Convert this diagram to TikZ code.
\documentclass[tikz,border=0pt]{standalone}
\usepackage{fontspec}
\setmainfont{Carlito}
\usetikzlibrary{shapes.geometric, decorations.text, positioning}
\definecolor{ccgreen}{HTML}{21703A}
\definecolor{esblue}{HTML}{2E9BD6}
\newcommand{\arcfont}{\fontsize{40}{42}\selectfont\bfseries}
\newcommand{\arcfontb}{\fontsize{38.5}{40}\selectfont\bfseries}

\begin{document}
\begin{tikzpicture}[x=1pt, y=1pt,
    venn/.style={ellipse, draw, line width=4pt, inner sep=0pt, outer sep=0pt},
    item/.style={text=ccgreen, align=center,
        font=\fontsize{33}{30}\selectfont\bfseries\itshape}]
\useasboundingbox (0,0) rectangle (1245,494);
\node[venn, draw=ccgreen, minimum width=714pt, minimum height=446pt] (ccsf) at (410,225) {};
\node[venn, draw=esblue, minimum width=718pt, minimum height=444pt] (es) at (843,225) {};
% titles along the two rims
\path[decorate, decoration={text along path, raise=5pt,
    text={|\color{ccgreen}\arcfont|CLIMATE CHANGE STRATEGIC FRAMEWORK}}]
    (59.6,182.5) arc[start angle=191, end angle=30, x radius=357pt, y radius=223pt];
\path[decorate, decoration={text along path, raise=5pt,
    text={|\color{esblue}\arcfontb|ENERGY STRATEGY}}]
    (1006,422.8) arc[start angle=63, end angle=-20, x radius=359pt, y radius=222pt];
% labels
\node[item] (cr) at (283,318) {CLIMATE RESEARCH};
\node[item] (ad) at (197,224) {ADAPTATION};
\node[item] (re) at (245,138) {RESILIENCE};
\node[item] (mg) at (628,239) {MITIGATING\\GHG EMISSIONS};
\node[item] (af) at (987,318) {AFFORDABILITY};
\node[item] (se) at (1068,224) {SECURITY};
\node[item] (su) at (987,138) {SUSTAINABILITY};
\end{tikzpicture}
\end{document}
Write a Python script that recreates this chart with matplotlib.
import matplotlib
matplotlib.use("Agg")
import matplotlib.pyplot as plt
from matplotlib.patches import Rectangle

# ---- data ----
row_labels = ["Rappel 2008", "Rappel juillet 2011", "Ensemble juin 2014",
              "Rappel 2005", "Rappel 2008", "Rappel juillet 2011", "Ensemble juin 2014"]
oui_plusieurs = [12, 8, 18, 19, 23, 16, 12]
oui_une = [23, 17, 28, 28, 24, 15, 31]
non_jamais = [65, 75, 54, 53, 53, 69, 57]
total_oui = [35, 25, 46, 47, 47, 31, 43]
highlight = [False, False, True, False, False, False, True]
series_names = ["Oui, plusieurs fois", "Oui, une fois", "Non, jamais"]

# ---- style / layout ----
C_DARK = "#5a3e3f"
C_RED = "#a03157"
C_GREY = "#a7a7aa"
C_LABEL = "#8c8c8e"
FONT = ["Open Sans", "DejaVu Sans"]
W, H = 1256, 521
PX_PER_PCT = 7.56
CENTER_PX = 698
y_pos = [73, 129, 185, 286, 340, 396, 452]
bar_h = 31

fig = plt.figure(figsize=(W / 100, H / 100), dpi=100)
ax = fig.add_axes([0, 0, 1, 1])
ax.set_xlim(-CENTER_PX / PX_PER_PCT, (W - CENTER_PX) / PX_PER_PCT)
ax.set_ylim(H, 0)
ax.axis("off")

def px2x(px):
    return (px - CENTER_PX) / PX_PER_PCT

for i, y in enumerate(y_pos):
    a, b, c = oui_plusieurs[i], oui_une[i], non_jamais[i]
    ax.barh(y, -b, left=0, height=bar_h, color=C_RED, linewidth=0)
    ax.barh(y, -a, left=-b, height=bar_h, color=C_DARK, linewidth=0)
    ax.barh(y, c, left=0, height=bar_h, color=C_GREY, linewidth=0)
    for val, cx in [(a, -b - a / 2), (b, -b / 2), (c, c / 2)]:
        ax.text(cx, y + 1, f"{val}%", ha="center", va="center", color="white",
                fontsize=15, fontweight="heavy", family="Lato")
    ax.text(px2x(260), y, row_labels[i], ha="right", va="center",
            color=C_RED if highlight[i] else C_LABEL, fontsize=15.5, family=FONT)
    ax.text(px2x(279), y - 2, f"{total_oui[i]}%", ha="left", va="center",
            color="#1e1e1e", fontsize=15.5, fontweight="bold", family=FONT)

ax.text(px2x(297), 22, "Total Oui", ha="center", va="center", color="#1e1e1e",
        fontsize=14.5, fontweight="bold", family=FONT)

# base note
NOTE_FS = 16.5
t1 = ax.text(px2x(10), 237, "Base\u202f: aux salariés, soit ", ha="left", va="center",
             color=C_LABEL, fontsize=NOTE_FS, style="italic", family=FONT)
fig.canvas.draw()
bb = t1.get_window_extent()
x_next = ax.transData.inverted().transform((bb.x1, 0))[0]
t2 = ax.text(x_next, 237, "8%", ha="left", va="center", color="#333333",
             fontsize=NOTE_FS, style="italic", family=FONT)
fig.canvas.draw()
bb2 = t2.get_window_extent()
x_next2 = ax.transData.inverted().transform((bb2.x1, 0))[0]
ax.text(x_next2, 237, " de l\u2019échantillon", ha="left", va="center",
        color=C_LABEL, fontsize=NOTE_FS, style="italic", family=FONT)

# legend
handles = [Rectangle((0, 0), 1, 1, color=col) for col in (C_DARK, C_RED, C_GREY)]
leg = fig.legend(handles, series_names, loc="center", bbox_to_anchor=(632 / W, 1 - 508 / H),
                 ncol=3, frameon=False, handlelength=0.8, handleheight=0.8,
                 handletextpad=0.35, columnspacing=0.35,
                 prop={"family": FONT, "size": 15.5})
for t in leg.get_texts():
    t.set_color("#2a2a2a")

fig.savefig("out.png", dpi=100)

# Problem to solve
Write out exactly the lines from the one with "Write a Python" through the one with "return (px - CENTER_PX) / PX_PER_PCT", including both, and no others.

# Completed task
Write a Python script that recreates this chart with matplotlib.
import matplotlib
matplotlib.use("Agg")
import matplotlib.pyplot as plt
from matplotlib.patches import Rectangle

# ---- data ----
row_labels = ["Rappel 2008", "Rappel juillet 2011", "Ensemble juin 2014",
              "Rappel 2005", "Rappel 2008", "Rappel juillet 2011", "Ensemble juin 2014"]
oui_plusieurs = [12, 8, 18, 19, 23, 16, 12]
oui_une = [23, 17, 28, 28, 24, 15, 31]
non_jamais = [65, 75, 54, 53, 53, 69, 57]
total_oui = [35, 25, 46, 47, 47, 31, 43]
highlight = [False, False, True, False, False, False, True]
series_names = ["Oui, plusieurs fois", "Oui, une fois", "Non, jamais"]

# ---- style / layout ----
C_DARK = "#5a3e3f"
C_RED = "#a03157"
C_GREY = "#a7a7aa"
C_LABEL = "#8c8c8e"
FONT = ["Open Sans", "DejaVu Sans"]
W, H = 1256, 521
PX_PER_PCT = 7.56
CENTER_PX = 698
y_pos = [73, 129, 185, 286, 340, 396, 452]
bar_h = 31

fig = plt.figure(figsize=(W / 100, H / 100), dpi=100)
ax = fig.add_axes([0, 0, 1, 1])
ax.set_xlim(-CENTER_PX / PX_PER_PCT, (W - CENTER_PX) / PX_PER_PCT)
ax.set_ylim(H, 0)
ax.axis("off")

def px2x(px):
    return (px - CENTER_PX) / PX_PER_PCT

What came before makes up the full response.